Sobre o tema, reporto-me ao artigo “O Limite das Reformas Constitucionais em Matéria Tributária”, (Princípios de Direito Financeiro e Tributário – Estudos em homenagem ao professor Ricardo Lobo Torres, páginas 691-718, Editora Renovar, 2006), em que pude enfrentar a orientação jurisprudencial brasileira, de que somente se declara inconstitucional uma norma se ela ofender uma cláusula pétrea (ADIn nº 939).

“Contributizações”
Neste 20º ano de CRFB, constata-se que as contribuições arrecadam muito mais do que os impostos federais. A COFINS, por exemplo, arrecada mais que o Imposto sobre a Renda Federal, todavia com uma grande vantagem para a União, a qual não necessita partilhá-la com estados e municípios, tal como é obrigada a fazer em relação a este imposto, por força da disposição constitucional de repartição das receitas tributárias (CRFB, art. 157, ss).

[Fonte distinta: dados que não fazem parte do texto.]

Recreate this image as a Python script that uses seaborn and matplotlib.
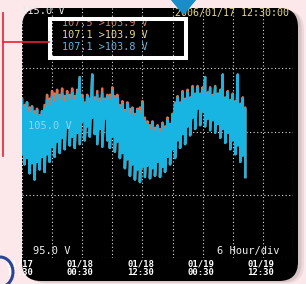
import numpy as np
import pandas as pd
import matplotlib
matplotlib.use("Agg")
import matplotlib.pyplot as plt
import matplotlib.transforms as mtransforms
from matplotlib.patches import FancyBboxPatch, Polygon, Rectangle, Arc
import seaborn as sns

# voltage log, one max/min pair every 30 minutes from 2006/01/17 12:30
start = pd.Timestamp("2006-01-17 12:30")
cyan_hi = [107.5, 106.9, 107.3, 106.5, 106.9, 106.3, 106.7, 106.2, 106.6, 106.8,
           107.5, 107.0, 107.8, 107.3, 107.9, 107.4, 108.0, 107.3, 107.9, 107.5,
           108.1, 107.4, 108.0, 109.3, 107.6, 107.2, 107.8, 107.3, 109.5, 107.5,
           107.9, 107.3, 108.0, 107.4, 107.8, 107.5, 108.2, 107.6, 107.7, 106.9,
           107.1, 106.5, 107.2, 106.4, 106.8, 106.2, 106.7, 106.3, 107.2, 105.9,
           105.6, 105.1, 105.7, 105.0, 105.4, 104.9, 105.6, 105.2, 105.9, 105.5,
           106.3, 107.2, 107.7, 107.2, 108.0, 107.5, 108.1, 107.6, 108.4, 107.9,
           108.5, 107.9, 108.3, 109.3, 108.0, 108.4, 107.8, 108.5, 107.9, 108.2,
           109.5, 107.6, 108.1, 107.4, 107.9, 107.3, 109.5, 107.1, 107.6, 106.8]
cyan_lo = [103.2, 102.4, 102.9, 101.7, 102.5, 101.2, 102.6, 102.0, 103.0, 101.8,
           103.2, 102.6, 103.8, 103.0, 104.2, 103.3, 104.5, 103.6, 105.3, 103.9,
           104.6, 103.7, 104.9, 104.0, 105.8, 104.3, 105.4, 104.6, 106.1, 104.8,
           104.0, 105.2, 103.8, 106.0, 104.3, 103.7, 104.6, 103.4, 104.2, 102.9,
           103.3, 102.1, 102.8, 101.5, 102.4, 101.2, 102.0, 101.0, 102.2, 101.4,
           102.3, 101.3, 102.1, 101.5, 102.6, 101.4, 102.2, 101.8, 103.0, 102.4,
           103.6, 102.9, 104.3, 103.7, 104.8, 104.0, 105.4, 104.7, 106.1, 105.2,
           106.8, 105.5, 106.6, 105.4, 106.0, 105.1, 105.9, 104.9, 105.6, 104.5,
           105.2, 104.1, 104.9, 103.6, 104.3, 103.2, 103.9, 102.6, 103.1, 101.4]
orange_hi = [107.6, 107.1, 107.3, 106.9, 107.0, 106.6, 106.8, 106.3, 106.6, 107.1,
             107.9, 107.6, 108.2, 108.0, 108.3, 107.9, 108.4, 107.8, 108.2, 107.9,
             108.4, 107.8, 108.3, 109.3, 107.9, 107.3, 107.9, 107.6, 109.5, 107.7,
             108.2, 107.6, 108.4, 107.6, 107.9, 107.9, 108.5, 107.8, 107.9, 107.1,
             107.4, 106.7, 107.3, 106.8, 106.9, 106.4, 106.8, 106.9, 107.4, 106.1,
             105.8, 105.5, 105.8, 105.3, 105.5, 105.2, 105.7, 105.4, 106.1, 105.6,
             106.4, 107.3, 107.8, 107.3, 108.2, 107.6, 108.3, 107.7, 108.6, 108.0,
             108.6, 108.0, 108.5, 109.3, 108.1, 108.5, 107.9, 108.6, 108.0, 108.3,
             109.5, 107.7, 108.2, 107.5, 108.0, 107.4, 109.5, 107.2, 107.7, 106.9]

times = pd.date_range(start, periods=len(cyan_hi), freq="30min")

readouts = ["107.5 >103.9 V", "107.1 >103.9 V", "107.1 >103.8 V"]
readout_colors = ["#d9805e", "#e6d98c", "#62b9df"]
tick_hours = [0, 12, 24, 36, 48]
tick_labels = ["01/17\n12:30", "01/18\n00:30", "01/18\n12:30", "01/19\n00:30", "01/19\n12:30"]
grid_hours = list(range(0, 55, 6))
grid_volts = [95, 100, 105, 110, 115]

MONO = "DejaVu Sans Mono"


def zigzag(hi, lo):
    # scope style trace: max then min for every sample
    return pd.DataFrame({"time": times.repeat(2),
                         "volt": np.column_stack([hi, lo]).ravel()})


fig = plt.figure(figsize=(3.06, 2.84), dpi=100)
fig.patch.set_facecolor("#fce8ea")
# pixel coords, origin top-left
pix = mtransforms.Affine2D().scale(0.01, -0.01).translate(0, 2.84) + fig.dpi_scale_trans

# screen body + soft shadow
for dx, a in [(0.06, 0.10), (0.035, 0.16)]:
    sh = FancyBboxPatch((0.22 + dx, 0.03 - dx * 0.4), 2.76, 2.73,
                        boxstyle="round,pad=0,rounding_size=0.19",
                        transform=fig.dpi_scale_trans, fc="#6a5a5a", ec="none",
                        alpha=a, zorder=-6)
    fig.add_artist(sh)
screen = FancyBboxPatch((0.22, 0.03), 2.76, 2.73,
                        boxstyle="round,pad=0,rounding_size=0.19",
                        transform=fig.dpi_scale_trans, fc="black", ec="none", zorder=-5)
fig.add_artist(screen)

ax = fig.add_axes([22 / 306, 1 - 258 / 284, (293 - 22) / 306, (258 - 5) / 284])
ax.patch.set_visible(False)

sns.lineplot(data=zigzag(orange_hi, cyan_lo), x="time", y="volt", sort=False,
             estimator=None, color="#dc7050", linewidth=1.8, ax=ax)
sns.lineplot(data=zigzag(cyan_hi, cyan_lo), x="time", y="volt", sort=False,
             estimator=None, color="#18b5e3", linewidth=1.8, ax=ax)

for h in grid_hours:
    ax.axvline(start + pd.Timedelta(hours=h), color="#dcdcdc", lw=0.8,
               ls=(0, (1, 2.2)), zorder=0)
for v in grid_volts:
    ax.axhline(v, color="#dcdcdc", lw=0.8, ls=(0, (1, 2.2)), zorder=0)

ax.set_xlim(start, start + pd.Timedelta(hours=54))
ax.set_ylim(95, 115)
ax.set_xlabel("")
ax.set_ylabel("")
ax.set_yticks([])
ax.set_xticks([start + pd.Timedelta(hours=h) for h in tick_hours], tick_labels)
ax.tick_params(axis="x", length=0, pad=1.0, colors="white", labelsize=6.5)
for s in ax.spines.values():
    s.set_visible(False)

for line in ax.get_lines():
    line.set_clip_path(screen)

shift = mtransforms.ScaledTranslation(-2 / 100, 0, fig.dpi_scale_trans)
for lbl in ax.get_xticklabels():
    lbl.set_fontfamily(MONO)
    lbl.set_fontweight("bold")
    lbl.set_linespacing(0.95)
    lbl.set_transform(lbl.get_transform() + shift)
    lbl.set_clip_on(True)
    lbl.set_clip_path(screen)


def screen_text(x, y, s, color, size=7.5, **kw):
    t = fig.text(x, y, s, transform=pix, color=color, fontsize=size,
                 family=MONO, va="center", **kw)
    t.set_clip_on(True)
    t.set_clip_path(screen)
    return t


screen_text(21, 11.5, "115.0 V", "#e8e8e8")
screen_text(175, 13, "2006/01/17 12:30:00", "#e6d98c", size=7.2)
screen_text(33, 251, "95.0 V", "#f0f0f0")
screen_text(217, 251, "6 Hour/div", "#f0f0f0")
screen_text(28, 126, "105.0 V", "#e6f6fb", alpha=0.55)
for i, (txt, c) in enumerate(zip(readouts, readout_colors)):
    screen_text(62, 23.5 + 12 * i, txt, c, size=7.3)

# call-out overlay
fig.add_artist(Rectangle((50, 19), 136, 39, transform=pix, fill=False,
                         ec="white", lw=2.9, zorder=10))
fig.add_artist(plt.Line2D([3, 3], [13, 156], transform=pix, color="#e8202a", lw=1.2, zorder=10))
fig.add_artist(plt.Line2D([3, 49], [42, 42], transform=pix, color="#e8202a", lw=1.2, zorder=10))
fig.add_artist(Polygon([(170, -1), (197, -1), (183.5, 15)], closed=True, transform=pix,
                       fc="#1a8cc8", ec="none", zorder=10))
fig.add_artist(Arc((0, 272), 26, 30, theta1=-90, theta2=90, transform=pix,
                   color="#2b4596", lw=2.2, zorder=10))
fig.add_artist(Arc((188, 294), 34, 28, theta1=90, theta2=175, transform=pix,
                   color="#1a9ad0", lw=1.8, zorder=10))

fig.savefig("out.png", dpi=100, facecolor=fig.get_facecolor())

Fica fácil, entendermos o porquê dessa febre de contribuições.

A citada COFINS um dia já foi 0,5% do faturamento das empresas, sendo majorada sucessivas vezes (para 1%; 1,2%, 2%, 3%). Hoje, a alíquota é de 7,6%, todavia, sobre o total das receitas, independentemente da classificação contábil, com a adoção de um esdrúxulo regime cumulativo e não-cumulativo em que a própria Receita Federal do Brasil, dependendo da região fiscal que se consulte, esposa entendimentos divergentes sobre o que pode ser creditado da etapa anterior.

Maior perplexidade é causada, d.v., quando analisamos a jurisprudência construída no Supremo Tribunal Federal (STF), acerca dessa espécie tributária tupiniquim, desconhecida das legislações alienígenas.

Primeiro, foi chancelado pelo Guardião da Constituição, a ilegal e imoral “tredestinação”, ou seja, o desvio da arrecadação de determinada contribuição para finalidade diversa daquela que ela foi criada não afasta a sua exigibilidade, mas, tão-somente, acarreta na possível punição do administrador público!

A derradeira, pululam instituições de contribuições de intervenção no domínio econômico, que ficam, ano após ano, contingenciadas para fazer frente ao superávit primário. Um exemplo clássico dessa distorção é a contribuição FUST devida ao Fundo de Universalização dos Serviços de Telecomunicações, cujo objetivo é dar acesso aos cidadãos localizados em áreas que não há viabilidade econômica para as operadoras. Um verdadeiro subsídio legal.

Pois bem, o leitor, certamente titular de linha telefônica, paga mensalmente a contribuição FUST incluída na sua conta. Constitucionalmente deveria servir para intervir na economia, propiciando a acessibilidade; todavia, existem bilhões de reais contingenciados – aliás, desde que foi criada. O pior é que, segundo essa mesma jurisprudência, a legitimidade para suspender a exigibilidade ou requerer o ressarcimento é da operadora de telefonia, posto ser ela a contribuinte.

Registre-se que na seara das contribuições se observa essa perversa fixação do contribuinte nas grandes empresas (v.g., em relação aos combustíveis, na Petrobras), dificultando, quando não impossibilitando, o acesso ao Judiciário daquele que suporta o ônus tributário.

Conclusões
Lamentavelmente, no Direito brasileiro, a doutrina ficou presa, em grande parte, aos princípios formais do Estado de Direito, maxime a legalidade, preocupando-se casuisticamente com questões meramente formais.

Sou daqueles que luta para um dia ver julgados em que a interpretação extensiva seja utilizada na sua plenitude, da forma como o eminente autor português Jorge Miranda defende: seja afastada a exigibilidade de contribuições cujos recursos são desviados ou represados há vários anos; sejam exterminados os fundos de combate a alguma coisa social que desvincula receitas carimbadas, distorcendo o orçamento e, por fim, a não aplicação de leis legitimadas por emendas constitucionais casuísticas, anti-sistêmicas, fiscalistas, mesmo que por meio da interpretação conforme, sem redução de texto.